[What you should do]: Make an exact transcription of the material, leaving out all images.

[Data shown]:
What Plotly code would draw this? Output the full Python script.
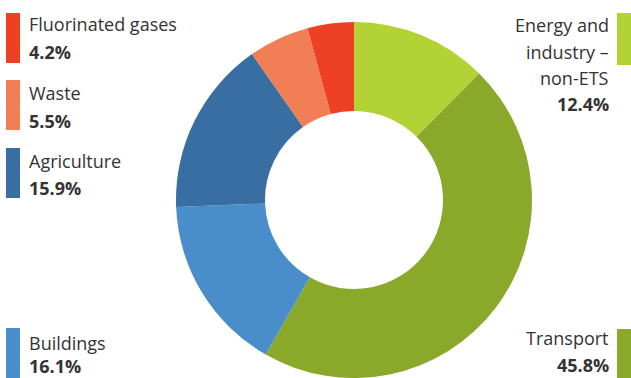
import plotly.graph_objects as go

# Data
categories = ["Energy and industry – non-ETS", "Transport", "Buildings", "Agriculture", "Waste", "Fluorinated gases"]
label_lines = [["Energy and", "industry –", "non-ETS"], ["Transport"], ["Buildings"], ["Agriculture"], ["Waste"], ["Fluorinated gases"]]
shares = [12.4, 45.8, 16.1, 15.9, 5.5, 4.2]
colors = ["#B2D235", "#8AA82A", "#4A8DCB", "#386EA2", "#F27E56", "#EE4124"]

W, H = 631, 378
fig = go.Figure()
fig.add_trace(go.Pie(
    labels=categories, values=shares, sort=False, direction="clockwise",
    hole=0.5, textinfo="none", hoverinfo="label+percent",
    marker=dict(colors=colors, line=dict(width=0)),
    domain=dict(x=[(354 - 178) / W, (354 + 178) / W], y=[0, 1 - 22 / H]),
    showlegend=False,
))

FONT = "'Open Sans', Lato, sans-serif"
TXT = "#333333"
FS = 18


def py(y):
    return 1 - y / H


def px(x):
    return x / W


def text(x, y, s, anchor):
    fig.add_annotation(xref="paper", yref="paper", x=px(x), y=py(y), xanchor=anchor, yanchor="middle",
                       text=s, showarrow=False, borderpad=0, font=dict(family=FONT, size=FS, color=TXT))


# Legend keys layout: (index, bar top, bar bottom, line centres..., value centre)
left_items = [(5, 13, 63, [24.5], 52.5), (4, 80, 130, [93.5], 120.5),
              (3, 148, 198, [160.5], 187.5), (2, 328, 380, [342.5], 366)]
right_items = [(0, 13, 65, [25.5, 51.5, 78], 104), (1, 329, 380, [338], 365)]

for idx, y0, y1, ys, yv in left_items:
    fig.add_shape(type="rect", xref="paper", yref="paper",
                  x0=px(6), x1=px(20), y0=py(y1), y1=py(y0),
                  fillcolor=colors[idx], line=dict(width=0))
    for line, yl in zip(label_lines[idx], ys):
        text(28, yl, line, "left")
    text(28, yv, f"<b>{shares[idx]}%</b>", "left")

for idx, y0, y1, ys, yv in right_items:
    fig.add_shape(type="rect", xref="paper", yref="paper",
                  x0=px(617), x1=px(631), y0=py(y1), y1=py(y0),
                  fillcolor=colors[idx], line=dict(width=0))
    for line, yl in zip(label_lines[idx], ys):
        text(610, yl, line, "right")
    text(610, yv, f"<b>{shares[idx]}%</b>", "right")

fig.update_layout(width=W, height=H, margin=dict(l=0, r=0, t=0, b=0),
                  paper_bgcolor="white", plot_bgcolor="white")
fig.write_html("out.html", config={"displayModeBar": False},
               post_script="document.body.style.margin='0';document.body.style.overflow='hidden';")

[Output below]:
What Plotly code would draw this? Output the full Python script.
import plotly.graph_objects as go

# Data
categories = ["Energy and industry – non-ETS", "Transport", "Buildings", "Agriculture", "Waste", "Fluorinated gases"]
label_lines = [["Energy and", "industry –", "non-ETS"], ["Transport"], ["Buildings"], ["Agriculture"], ["Waste"], ["Fluorinated gases"]]
shares = [12.4, 45.8, 16.1, 15.9, 5.5, 4.2]
colors = ["#B2D235", "#8AA82A", "#4A8DCB", "#386EA2", "#F27E56", "#EE4124"]

W, H = 631, 378
fig = go.Figure()
fig.add_trace(go.Pie(
    labels=categories, values=shares, sort=False, direction="clockwise",
    hole=0.5, textinfo="none", hoverinfo="label+percent",
    marker=dict(colors=colors, line=dict(width=0)),
    domain=dict(x=[(354 - 178) / W, (354 + 178) / W], y=[0, 1 - 22 / H]),
    showlegend=False,
))

FONT = "'Open Sans', Lato, sans-serif"
TXT = "#333333"
FS = 18


def py(y):
    return 1 - y / H


def px(x):
    return x / W


def text(x, y, s, anchor):
    fig.add_annotation(xref="paper", yref="paper", x=px(x), y=py(y), xanchor=anchor, yanchor="middle",
                       text=s, showarrow=False, borderpad=0, font=dict(family=FONT, size=FS, color=TXT))


# Legend keys layout: (index, bar top, bar bottom, line centres..., value centre)
left_items = [(5, 13, 63, [24.5], 52.5), (4, 80, 130, [93.5], 120.5),
              (3, 148, 198, [160.5], 187.5), (2, 328, 380, [342.5], 366)]
right_items = [(0, 13, 65, [25.5, 51.5, 78], 104), (1, 329, 380, [338], 365)]

for idx, y0, y1, ys, yv in left_items:
    fig.add_shape(type="rect", xref="paper", yref="paper",
                  x0=px(6), x1=px(20), y0=py(y1), y1=py(y0),
                  fillcolor=colors[idx], line=dict(width=0))
    for line, yl in zip(label_lines[idx], ys):
        text(28, yl, line, "left")
    text(28, yv, f"<b>{shares[idx]}%</b>", "left")

for idx, y0, y1, ys, yv in right_items:
    fig.add_shape(type="rect", xref="paper", yref="paper",
                  x0=px(617), x1=px(631), y0=py(y1), y1=py(y0),
                  fillcolor=colors[idx], line=dict(width=0))
    for line, yl in zip(label_lines[idx], ys):
        text(610, yl, line, "right")
    text(610, yv, f"<b>{shares[idx]}%</b>", "right")

fig.update_layout(width=W, height=H, margin=dict(l=0, r=0, t=0, b=0),
                  paper_bgcolor="white", plot_bgcolor="white")
fig.write_html("out.html", config={"displayModeBar": False},
               post_script="document.body.style.margin='0';document.body.style.overflow='hidden';")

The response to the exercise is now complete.